C. The new scheme accurately reflects, and maintains, the balance of responsibilities that has been arrived at between Australian jurisdictions. It also recognises that, in relation to the Code and classification guidelines, the Commonwealth, and the Participating States are equal partners and that policy on these matters is derived from agreement between all jurisdictions

I observe that the preceding paragraph notes that it was not an agreement of national uniformity as such, as it contains the observation that, 'Western Australia and Tasmania will not participate in the new scheme in relation to publications.' It goes on to say:

Under the Act each Participating Minister and the Commonwealth Minister are to agree:

(a) on the classification guidelines;

(b) on amendments to those guidelines; and

(c) on amendments to the Code ...

Apparently publications were out, but, in relation to games, the required uniformity of opinion, the required unanimity of determination, is without exception and has, as a consequence of the position held by one of the nine ministers, held back what almost all have long considered positive change. This has been of immense frustration to my constituents that contacted me on this particular issue. It has been imbalanced, unfair, undemocratic and most unwelcome.

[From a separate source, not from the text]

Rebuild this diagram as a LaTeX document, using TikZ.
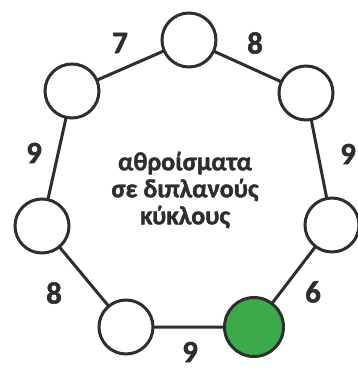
\documentclass[tikz,border=0pt]{standalone}
\usepackage{fontspec}
\setmainfont{Carlito}[BoldFont={Carlito Bold},BoldFeatures={FakeBold=1.6}]
\definecolor{ink}{HTML}{2E2E2E}
\definecolor{leafgreen}{HTML}{3BAA4A}
\begin{document}
\begin{tikzpicture}[x=1pt,y=-1pt,
  ring/.style={circle,draw=ink,line width=3pt,fill=white,minimum size=54pt,inner sep=0pt},
  link/.style={draw=ink,line width=3pt},
  num/.style={text=ink,font=\bfseries\fontsize{31}{31}\selectfont,inner sep=0pt},
  caption/.style={text=ink,font=\bfseries\fontsize{26}{27}\selectfont,align=center,inner sep=0pt}]
\useasboundingbox (0,0) rectangle (358,372);
\clip (0,0) rectangle (358,372);
\coordinate (cT) at (189,40);
\coordinate (cUL) at (72,91);
\coordinate (cUR) at (306,93);
\coordinate (cL) at (42,226);
\coordinate (cR) at (332,225);
\coordinate (cBL) at (126,327);
\coordinate (cBR) at (254,327);
\draw[link] (cT) -- (cUL) -- (cL) -- (cBL) -- (cBR) -- (cR) -- (cUR) -- (cT);
\node[ring] (T) at (cT) {};
\node[ring] (UL) at (cUL) {};
\node[ring] (UR) at (cUR) {};
\node[ring] (L) at (cL) {};
\node[ring] (R) at (cR) {};
\node[ring] (BL) at (cBL) {};
\node[ring,fill=leafgreen,minimum size=59pt] (BR) at (cBR) {};
\node[num] (n1) at (120,43) {7};
\node[num] (n2) at (255,43) {8};
\node[num] (n3) at (34,153) {9};
\node[num] (n4) at (348,154) {9};
\node[num] (n5) at (54,293) {8};
\node[num] (n6) at (313,292) {6};
\node[num] (n7) at (190,352) {9};
\node[caption] (txt) at (185,190) {αθροίσματα\\σε διπλανούς\\κύκλους};
\end{tikzpicture}
\end{document}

There probably is not much call for changes to the actual classification structure around Australia. It is not like the system requires ongoing maintenance and adjustment on a regular basis, so one might just write off this exercise as a bad experience and forget about it, but it is of concern to me that one of the nine can uphold reform. We saw something vaguely similar with Western Australia being the sole state not to sign up for the first national health deal. At least this was able to be negotiated, put through a process of give and take and manipulated into a form that does attract the agreement of each negotiator. There was sufficient detail to actually have negotiation. In this case it has been binary—it is a straight yes or no. I will leave my discontent there and move on in support of this bill. I commend it to the House.